Additionally, it intends to use the first $2 billion of proceeds from Chrysler's auto financing arm Chrysler Financial to "backstop" the government loan allocated to its struggling Chrysler car making unit. (See: Bush offers $17.4 billion to bail out GM, Chrysler)
Cerberus bought 80.1 per cent of Chrysler from Daimler AG in 2007 for $7.4 billion, its largest investment (See: DaimlerChrysler, Cerberus complete Chrysler deal). Its investment in Chrysler accounts for about 7.5 per cent of Cerberus's $27 billion in assets under management.

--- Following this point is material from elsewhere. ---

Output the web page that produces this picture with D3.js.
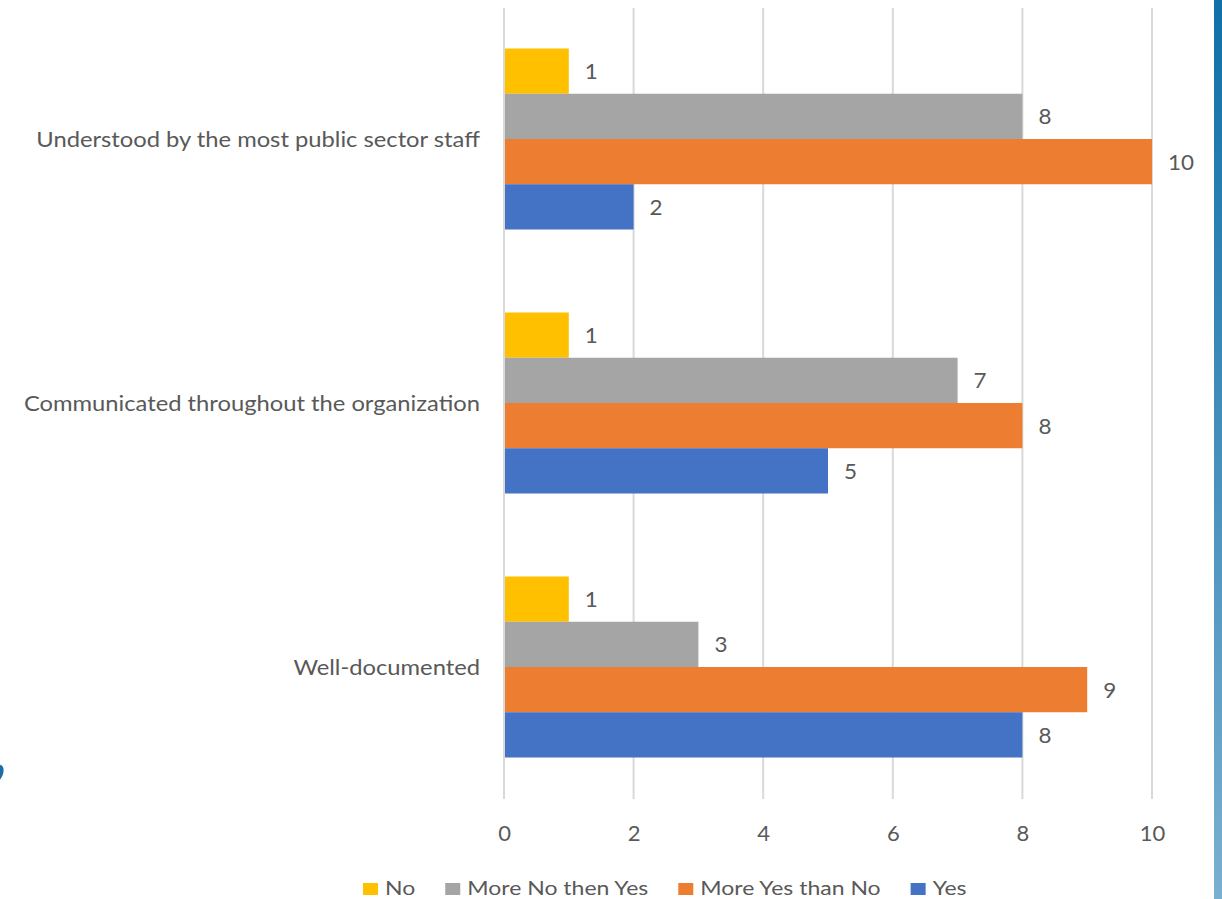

"This is not 'cash in the bank' and Cerberus is not a deposit taking institution that can act as an ATM machine for its portfolio companies," it said in a statement, defending its inability to bail out the automaker on its own. (See: US lawmakers ask majority owner Cerberus to help rescue Chrysler)
''Cerberus believes that concessions by all relevant constituencies will be required to facilitate a full restructuring and recapitalization of Chrysler,'' the New York- based firm said in an e-mailed statement yesterday.
Cerberus will transfer its ownership stake in Chrysler's automotive business as part of the government agreement, which requires the car companies to reduce their debt by two-thirds and to cut expenses. Cerberus's co-investors, who it has declined to name, will also give up their equity in the business. Cerberus declined to give a value for the ownership interests. However, it will retain its equity stake in Chrysler Financial, the automaker's lending arm.
Cerberus cautioned that unless Chrysler's labour costs can achieve parity with the foreign automakers in the US, and without the restructuring of Chrysler's debt, Chrysler cannot be restored to long-term health and the government loan will be unlikely to be fully repaid.
Chrysler has been battered by a 28-per cent plunge in US sales through November, the steepest drop among major automakers. It ended the third quarter with $6.1 billion in cash and needs at least $3 billion on hand to operate, CEO Robert Nardelli told Congress on 18 November.
The firm, run by former Drexel Burnham Lambert Inc. banker Stephen Feinberg, has other car troubles. GMAC LLC, the auto and home lender that Cerberus controls, is scrambling to line up more support for a $38 billion debt swap, part of a plan to remain viable by becoming a bank holding company.